_WHAT YOU HAVE TO DO_
Lines containing the word "chart" need to be counted. Please reply with how many there are, and nothing else.

-- Start RECORDS SHOWN --

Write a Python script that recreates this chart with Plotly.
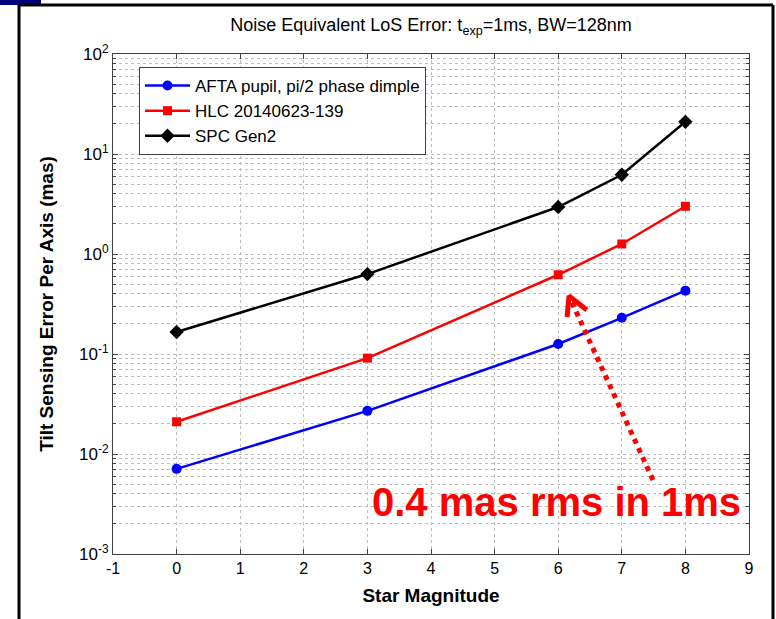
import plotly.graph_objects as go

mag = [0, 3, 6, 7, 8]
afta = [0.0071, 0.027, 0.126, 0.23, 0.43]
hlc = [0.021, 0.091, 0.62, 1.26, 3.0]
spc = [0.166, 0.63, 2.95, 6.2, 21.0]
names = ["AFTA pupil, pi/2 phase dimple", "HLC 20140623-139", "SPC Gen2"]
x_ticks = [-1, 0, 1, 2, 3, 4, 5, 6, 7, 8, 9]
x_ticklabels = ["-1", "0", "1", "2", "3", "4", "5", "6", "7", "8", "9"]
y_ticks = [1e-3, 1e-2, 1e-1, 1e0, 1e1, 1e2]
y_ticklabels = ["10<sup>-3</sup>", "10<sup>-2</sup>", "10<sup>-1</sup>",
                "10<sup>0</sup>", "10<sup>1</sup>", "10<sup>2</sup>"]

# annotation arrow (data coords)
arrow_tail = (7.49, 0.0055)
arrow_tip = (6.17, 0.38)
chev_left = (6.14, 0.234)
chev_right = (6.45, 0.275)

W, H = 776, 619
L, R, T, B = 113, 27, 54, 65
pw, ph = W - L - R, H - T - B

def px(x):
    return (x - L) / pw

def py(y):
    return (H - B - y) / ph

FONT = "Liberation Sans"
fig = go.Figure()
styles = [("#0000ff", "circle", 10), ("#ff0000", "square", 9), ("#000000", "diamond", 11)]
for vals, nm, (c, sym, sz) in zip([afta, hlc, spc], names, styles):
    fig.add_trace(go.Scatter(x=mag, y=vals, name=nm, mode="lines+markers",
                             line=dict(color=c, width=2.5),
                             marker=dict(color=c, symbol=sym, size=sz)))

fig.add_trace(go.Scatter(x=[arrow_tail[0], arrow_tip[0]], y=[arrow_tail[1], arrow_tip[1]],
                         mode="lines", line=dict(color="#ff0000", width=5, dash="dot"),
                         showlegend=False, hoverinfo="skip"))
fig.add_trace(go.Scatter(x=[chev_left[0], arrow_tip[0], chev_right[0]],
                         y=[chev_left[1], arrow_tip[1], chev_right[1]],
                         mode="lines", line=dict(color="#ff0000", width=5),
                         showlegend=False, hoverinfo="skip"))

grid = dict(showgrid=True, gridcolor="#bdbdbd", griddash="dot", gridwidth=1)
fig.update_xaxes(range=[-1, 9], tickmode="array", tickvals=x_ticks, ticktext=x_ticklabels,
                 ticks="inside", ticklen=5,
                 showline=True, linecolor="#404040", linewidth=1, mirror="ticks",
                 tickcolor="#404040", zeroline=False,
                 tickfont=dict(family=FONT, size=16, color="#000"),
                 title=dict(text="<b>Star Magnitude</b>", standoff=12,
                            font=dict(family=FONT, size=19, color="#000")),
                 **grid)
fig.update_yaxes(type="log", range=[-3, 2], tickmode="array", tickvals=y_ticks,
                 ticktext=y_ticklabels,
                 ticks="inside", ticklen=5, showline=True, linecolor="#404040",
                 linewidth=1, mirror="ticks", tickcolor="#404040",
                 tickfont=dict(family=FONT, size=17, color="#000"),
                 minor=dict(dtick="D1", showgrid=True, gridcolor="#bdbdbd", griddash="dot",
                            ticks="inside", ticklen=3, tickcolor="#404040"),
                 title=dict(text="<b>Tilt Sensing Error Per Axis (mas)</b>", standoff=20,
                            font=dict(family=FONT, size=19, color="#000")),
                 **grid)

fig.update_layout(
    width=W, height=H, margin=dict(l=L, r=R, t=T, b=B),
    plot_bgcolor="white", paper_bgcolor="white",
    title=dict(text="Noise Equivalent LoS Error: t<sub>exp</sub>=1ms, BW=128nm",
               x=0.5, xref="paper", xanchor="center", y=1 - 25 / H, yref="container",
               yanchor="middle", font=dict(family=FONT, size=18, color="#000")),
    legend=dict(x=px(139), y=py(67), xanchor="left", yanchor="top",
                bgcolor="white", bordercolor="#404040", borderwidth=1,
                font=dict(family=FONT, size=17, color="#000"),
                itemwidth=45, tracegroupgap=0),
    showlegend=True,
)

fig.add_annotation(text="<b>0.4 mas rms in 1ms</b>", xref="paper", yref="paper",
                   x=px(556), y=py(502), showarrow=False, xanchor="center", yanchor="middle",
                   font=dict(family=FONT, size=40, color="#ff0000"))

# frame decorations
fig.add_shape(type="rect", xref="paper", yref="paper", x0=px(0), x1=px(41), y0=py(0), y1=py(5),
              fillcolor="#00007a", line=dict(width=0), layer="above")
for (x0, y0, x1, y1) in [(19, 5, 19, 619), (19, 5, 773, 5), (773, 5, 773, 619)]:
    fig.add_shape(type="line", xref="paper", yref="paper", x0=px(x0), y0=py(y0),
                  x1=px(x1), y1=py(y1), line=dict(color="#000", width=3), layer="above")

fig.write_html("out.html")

-- End RECORDS SHOWN --
-- Start RECORDS SHOWN --

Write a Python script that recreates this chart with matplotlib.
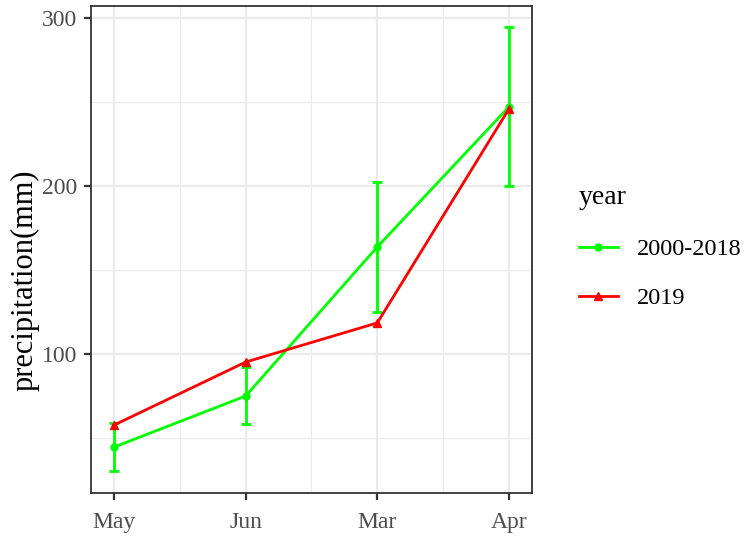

-- End RECORDS SHOWN --

_TASK RESPONSE_
2